À cela s’ajoute la coordination des ressources humaines : co-interventions, intervenants des pôles territoriaux, enseignants spécialisés, dispositifs de soutien. Qui fait quoi, et sur quels objectifs ? Le cadrage est essentiel.
Enfin, il y a la relation aux familles : il faut expliciter qu’équité ne signifie pas uniformité, et rendre lisibles les dispositifs pour éviter les procès en injustice.
Et il y a la question de la soutenabilité : accepter un surcroît d’investissement au départ, mais viser des gains durables grâce aux routines et aux mutualisations. La différenciation, si elle devient pédagogie, ne peut pas reposer sur l’héroïsme individuel.
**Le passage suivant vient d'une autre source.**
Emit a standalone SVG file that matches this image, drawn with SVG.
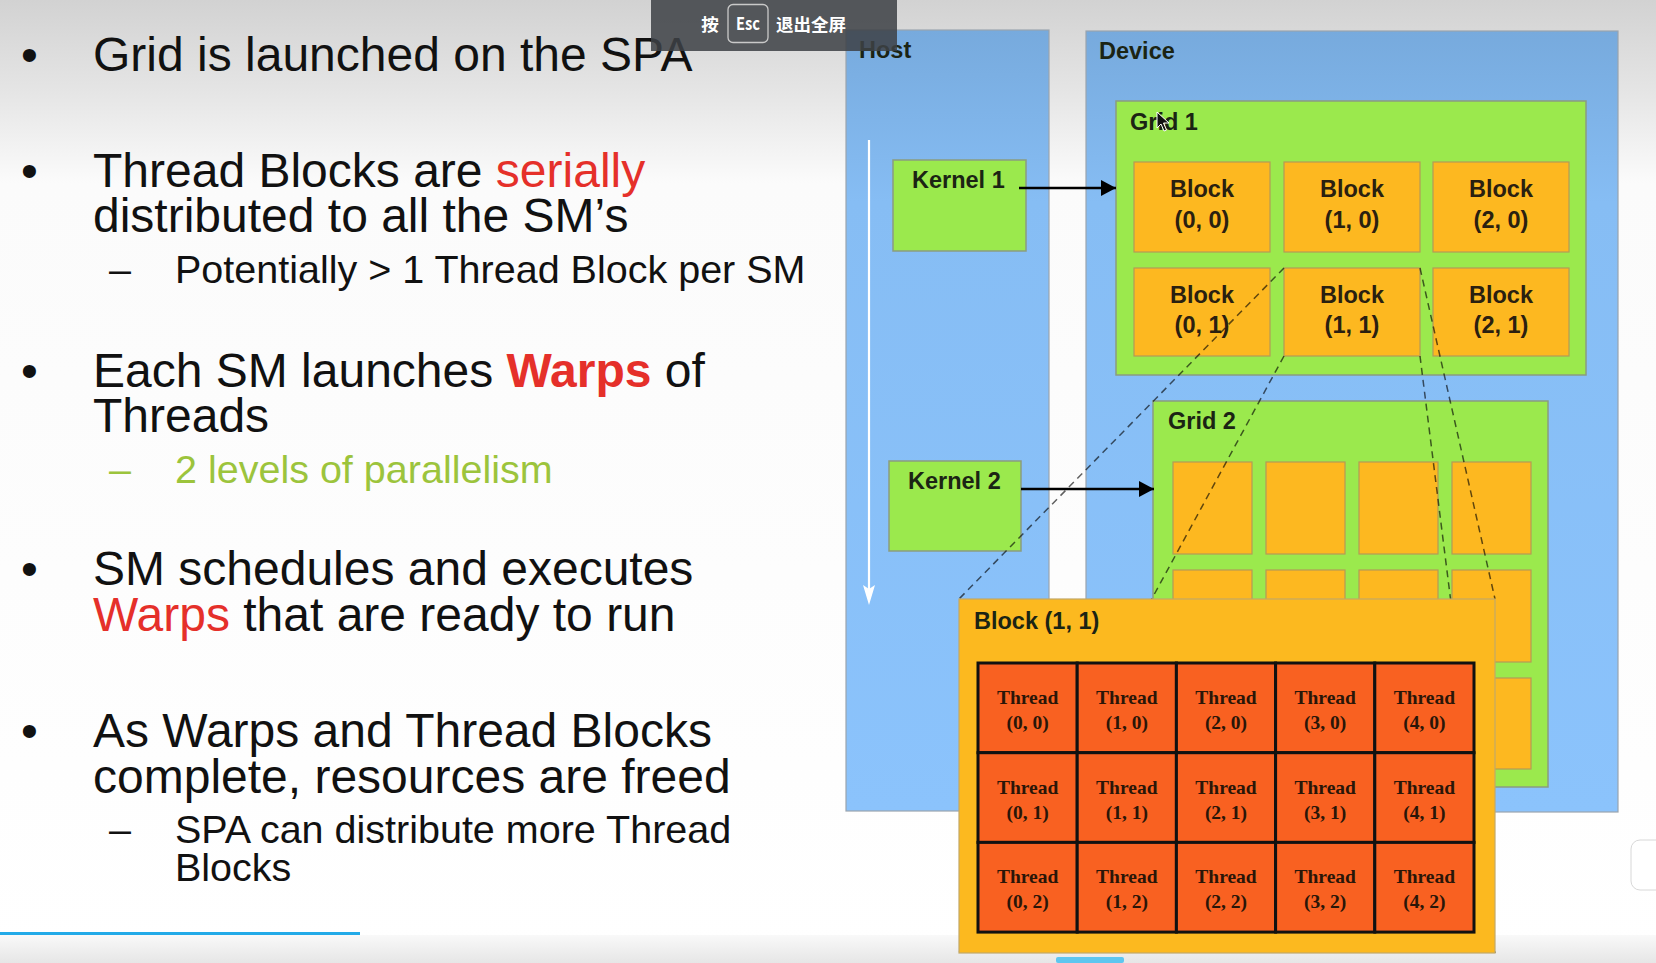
<svg xmlns="http://www.w3.org/2000/svg" width="1656" height="963" viewBox="0 0 1656 963">
<style>
.bt{font-family:"Liberation Sans",Arial,sans-serif;font-size:48px;fill:#111}
.sb{font-family:"Liberation Sans",Arial,sans-serif;font-size:39.5px;fill:#111}
.red{fill:#e5302a}
.grn{fill:#9cc43c}
.lbl{font-family:"Liberation Sans",Arial,sans-serif;font-size:23.5px;font-weight:bold;fill:#1b2414}
.blk{font-family:"Liberation Sans",Arial,sans-serif;font-size:23.5px;font-weight:bold;fill:#2a2010;text-anchor:middle}
.thr{font-family:"Liberation Serif","Times New Roman",serif;font-size:19.5px;font-weight:bold;fill:#2a1608;text-anchor:middle}
.gbox{fill:#9be94d;stroke:#8a9c80;stroke-width:1.5}
.obox{fill:#fdb820;stroke:#b49a58;stroke-width:1.2}
.cell{fill:#f96121;stroke:#111;stroke-width:3}
.dash{stroke:#000;stroke-opacity:0.62;stroke-width:1.5;stroke-dasharray:7 5;fill:none}
.arr{stroke:#000;stroke-width:2.6;fill:none}
.ov{font-family:"Noto Sans CJK SC","Liberation Sans",sans-serif;font-size:17.5px;font-weight:bold;fill:#fff}
</style>
<defs>
<linearGradient id="bg" x1="0" y1="0" x2="0" y2="1">
<stop offset="0" stop-color="#d2d2d2"/>
<stop offset="0.1" stop-color="#e6e6e6"/>
<stop offset="0.19" stop-color="#fbfbfb"/>
<stop offset="1" stop-color="#ffffff"/>
</linearGradient>
<linearGradient id="bot" x1="0" y1="0" x2="0" y2="1">
<stop offset="0" stop-color="#f9f9f9"/>
<stop offset="1" stop-color="#e6e6e6"/>
</linearGradient>
<linearGradient id="panel" x1="0" y1="0" x2="0" y2="1">
<stop offset="0" stop-color="#77aadd"/>
<stop offset="0.22" stop-color="#86bdf4"/>
<stop offset="1" stop-color="#8bc3fc"/>
</linearGradient>
<marker id="ah" markerUnits="userSpaceOnUse" markerWidth="16" markerHeight="17" refX="15" refY="8" orient="auto">
<path d="M0,0 L15,8 L0,16 z" fill="#000"/>
</marker>
</defs>

<rect x="0" y="0" width="1656" height="963" fill="url(#bg)"/>
<rect x="0" y="935" width="1656" height="28" fill="url(#bot)"/>
<rect x="0" y="932" width="360" height="3" fill="#22aae8"/>
<rect x="1056" y="957" width="68" height="6" rx="2" fill="#5ec6ef"/>

<g id="text-left">
<text class="bt" x="21" y="71">•</text>
<text class="bt" x="93" y="71">Grid is launched on the SPA</text>
<text class="bt" x="21" y="187">•</text>
<text class="bt" x="93" y="187">Thread Blocks are <tspan class="red">serially</tspan></text>
<text class="bt" x="93" y="232">distributed to all the SM’s</text>
<text class="sb" x="109" y="283">–</text>
<text class="sb" x="175" y="283">Potentially &gt; 1 Thread Block per SM</text>
<text class="bt" x="21" y="387">•</text>
<text class="bt" x="93" y="387">Each SM launches <tspan class="red" font-weight="bold">Warps</tspan> of</text>
<text class="bt" x="93" y="432">Threads</text>
<text class="sb grn" x="109" y="483">–</text>
<text class="sb grn" x="175" y="483">2 levels of parallelism</text>
<text class="bt" x="21" y="585">•</text>
<text class="bt" x="93" y="585">SM schedules and executes</text>
<text class="bt" x="93" y="631"><tspan class="red">Warps</tspan> that are ready to run</text>
<text class="bt" x="21" y="747">•</text>
<text class="bt" x="93" y="747">As Warps and Thread Blocks</text>
<text class="bt" x="93" y="793">complete, resources are freed</text>
<text class="sb" x="109" y="843">–</text>
<text class="sb" x="175" y="843">SPA can distribute more Thread</text>
<text class="sb" x="175" y="881">Blocks</text>
</g>

<g id="host">
<rect x="846" y="30" width="203" height="781" fill="url(#panel)" stroke="#9aa4ae" stroke-width="1.2"/>
<text class="lbl" x="859" y="58">Host</text>
</g>
<g id="device">
<rect x="1086" y="31" width="532" height="781" fill="url(#panel)" stroke="#9aa4ae" stroke-width="1.2"/>
<text class="lbl" x="1099" y="59">Device</text>
</g>

<g id="kernel1">
<rect class="gbox" x="893" y="160" width="133" height="91"/>
<text class="lbl" x="912" y="188">Kernel 1</text>
</g>
<g id="kernel2">
<rect class="gbox" x="889" y="461" width="132" height="90"/>
<text class="lbl" x="908" y="489">Kernel 2</text>
</g>

<g id="grid1">
<rect class="gbox" x="1116" y="101" width="470" height="274"/>
<text class="lbl" x="1130" y="130">Grid 1</text>
<g id="block-0-0"><rect class="obox" x="1134" y="162" width="136" height="90"/><text class="blk" x="1202" y="197">Block</text><text class="blk" x="1202" y="228">(0, 0)</text></g>
<g id="block-1-0"><rect class="obox" x="1284" y="162" width="136" height="90"/><text class="blk" x="1352" y="197">Block</text><text class="blk" x="1352" y="228">(1, 0)</text></g>
<g id="block-2-0"><rect class="obox" x="1433" y="162" width="136" height="90"/><text class="blk" x="1501" y="197">Block</text><text class="blk" x="1501" y="228">(2, 0)</text></g>
<g id="block-0-1"><rect class="obox" x="1134" y="268" width="136" height="88"/><text class="blk" x="1202" y="303">Block</text><text class="blk" x="1202" y="333">(0, 1)</text></g>
<g id="block-1-1"><rect class="obox" x="1284" y="268" width="136" height="88"/><text class="blk" x="1352" y="303">Block</text><text class="blk" x="1352" y="333">(1, 1)</text></g>
<g id="block-2-1"><rect class="obox" x="1433" y="268" width="136" height="88"/><text class="blk" x="1501" y="303">Block</text><text class="blk" x="1501" y="333">(2, 1)</text></g>
</g>

<g id="grid2">
<rect class="gbox" x="1153" y="401" width="395" height="386"/>
<text class="lbl" x="1168" y="429">Grid 2</text>
<rect class="obox" x="1173" y="462" width="79" height="92"/>
<rect class="obox" x="1266" y="462" width="79" height="92"/>
<rect class="obox" x="1359" y="462" width="79" height="92"/>
<rect class="obox" x="1452" y="462" width="79" height="92"/>
<rect class="obox" x="1173" y="570" width="79" height="92"/>
<rect class="obox" x="1266" y="570" width="79" height="92"/>
<rect class="obox" x="1359" y="570" width="79" height="92"/>
<rect class="obox" x="1452" y="570" width="79" height="92"/>
<rect class="obox" x="1173" y="678" width="79" height="91"/>
<rect class="obox" x="1266" y="678" width="79" height="91"/>
<rect class="obox" x="1359" y="678" width="79" height="91"/>
<rect class="obox" x="1452" y="678" width="79" height="91"/>
</g>

<g id="connectors">
<line x1="869" y1="140" x2="869" y2="590" stroke="#fff" stroke-width="2.2"/>
<path d="M863,585 L869,605 L875,585 L869,589 z" fill="#fff"/>
<line class="arr" x1="1019" y1="188" x2="1116" y2="188" marker-end="url(#ah)"/>
<line class="arr" x1="1021" y1="489" x2="1154" y2="489" marker-end="url(#ah)"/>
<line class="dash" x1="1284" y1="268" x2="959" y2="599"/>
<line class="dash" x1="1284" y1="356" x2="959" y2="953"/>
<line class="dash" x1="1420" y1="268" x2="1495" y2="599"/>
<line class="dash" x1="1420" y1="356" x2="1495" y2="953"/>
</g>

<g id="block-1-1-detail">
<rect x="959" y="599" width="536" height="354" fill="#fcb91f" stroke="#c2a868" stroke-width="1.2"/>
<text class="lbl" x="974" y="629" fill="#1e1a0c">Block (1, 1)</text>
<g id="threads">
<rect class="cell" x="978" y="663" width="99.2" height="89.7"/>
<rect class="cell" x="1077.2" y="663" width="99.2" height="89.7"/>
<rect class="cell" x="1176.4" y="663" width="99.2" height="89.7"/>
<rect class="cell" x="1275.6" y="663" width="99.2" height="89.7"/>
<rect class="cell" x="1374.8" y="663" width="99.2" height="89.7"/>
<rect class="cell" x="978" y="752.7" width="99.2" height="89.7"/>
<rect class="cell" x="1077.2" y="752.7" width="99.2" height="89.7"/>
<rect class="cell" x="1176.4" y="752.7" width="99.2" height="89.7"/>
<rect class="cell" x="1275.6" y="752.7" width="99.2" height="89.7"/>
<rect class="cell" x="1374.8" y="752.7" width="99.2" height="89.7"/>
<rect class="cell" x="978" y="842.4" width="99.2" height="89.7"/>
<rect class="cell" x="1077.2" y="842.4" width="99.2" height="89.7"/>
<rect class="cell" x="1176.4" y="842.4" width="99.2" height="89.7"/>
<rect class="cell" x="1275.6" y="842.4" width="99.2" height="89.7"/>
<rect class="cell" x="1374.8" y="842.4" width="99.2" height="89.7"/>
<text class="thr" x="1027.6" y="704">Thread</text><text class="thr" x="1027.6" y="729">(0, 0)</text>
<text class="thr" x="1126.8" y="704">Thread</text><text class="thr" x="1126.8" y="729">(1, 0)</text>
<text class="thr" x="1226" y="704">Thread</text><text class="thr" x="1226" y="729">(2, 0)</text>
<text class="thr" x="1325.2" y="704">Thread</text><text class="thr" x="1325.2" y="729">(3, 0)</text>
<text class="thr" x="1424.4" y="704">Thread</text><text class="thr" x="1424.4" y="729">(4, 0)</text>
<text class="thr" x="1027.6" y="793.5">Thread</text><text class="thr" x="1027.6" y="818.5">(0, 1)</text>
<text class="thr" x="1126.8" y="793.5">Thread</text><text class="thr" x="1126.8" y="818.5">(1, 1)</text>
<text class="thr" x="1226" y="793.5">Thread</text><text class="thr" x="1226" y="818.5">(2, 1)</text>
<text class="thr" x="1325.2" y="793.5">Thread</text><text class="thr" x="1325.2" y="818.5">(3, 1)</text>
<text class="thr" x="1424.4" y="793.5">Thread</text><text class="thr" x="1424.4" y="818.5">(4, 1)</text>
<text class="thr" x="1027.6" y="883">Thread</text><text class="thr" x="1027.6" y="908">(0, 2)</text>
<text class="thr" x="1126.8" y="883">Thread</text><text class="thr" x="1126.8" y="908">(1, 2)</text>
<text class="thr" x="1226" y="883">Thread</text><text class="thr" x="1226" y="908">(2, 2)</text>
<text class="thr" x="1325.2" y="883">Thread</text><text class="thr" x="1325.2" y="908">(3, 2)</text>
<text class="thr" x="1424.4" y="883">Thread</text><text class="thr" x="1424.4" y="908">(4, 2)</text>
</g>
</g>

<path d="M1157,112 L1157,128 L1161,124 L1164,131 L1166.5,130 L1163.5,123 L1169,123 z" fill="#111" stroke="#fff" stroke-width="1"/>

<g id="side-button">
<rect x="1631" y="840" width="40" height="50" rx="9" fill="#fff" stroke="#d8d8d8" stroke-width="1"/>
</g>

<g id="esc-overlay">
<rect x="651" y="0" width="246" height="51" fill="#3e4146" fill-opacity="0.86"/>
<text class="ov" x="710" y="31" text-anchor="middle">按</text>
<rect x="728" y="4.5" width="40" height="38" rx="5" fill="none" stroke="#c9c9c9" stroke-width="1.3"/>
<text class="ov" x="736" y="30" font-family="Liberation Sans,sans-serif" font-size="17" textLength="24" lengthAdjust="spacingAndGlyphs">Esc</text>
<text class="ov" x="776" y="31">退出全屏</text>
</g>
</svg>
Au fond, reconnaître la différenciation comme pédagogie, c’est passer d’une logique de remédiation ponctuelle à une logique d’architecture. Cela demande du temps, des choix, des renoncements. Mais le rendement est fort : un apprentissage plus lisible pour les élèves, plus soutenable pour les équipes, plus équitable pour le collectif. Rien n’est figé : cette pédagogie vit d’évaluations régulières, d’allers-retours entre classes et équipes, d’une vigilance sur ses effets. C’est ainsi qu’elle mérite son statut de pédagogie : une manière cohérente d’habiter l’école.
Rémy Van de Moosdyk
[1] Battut, É., & Bensimhon, D. (2018). Faire réussir les élèves avec la pédagogie différenciée (rééd. et actualisations par cycles). Paris : Retz.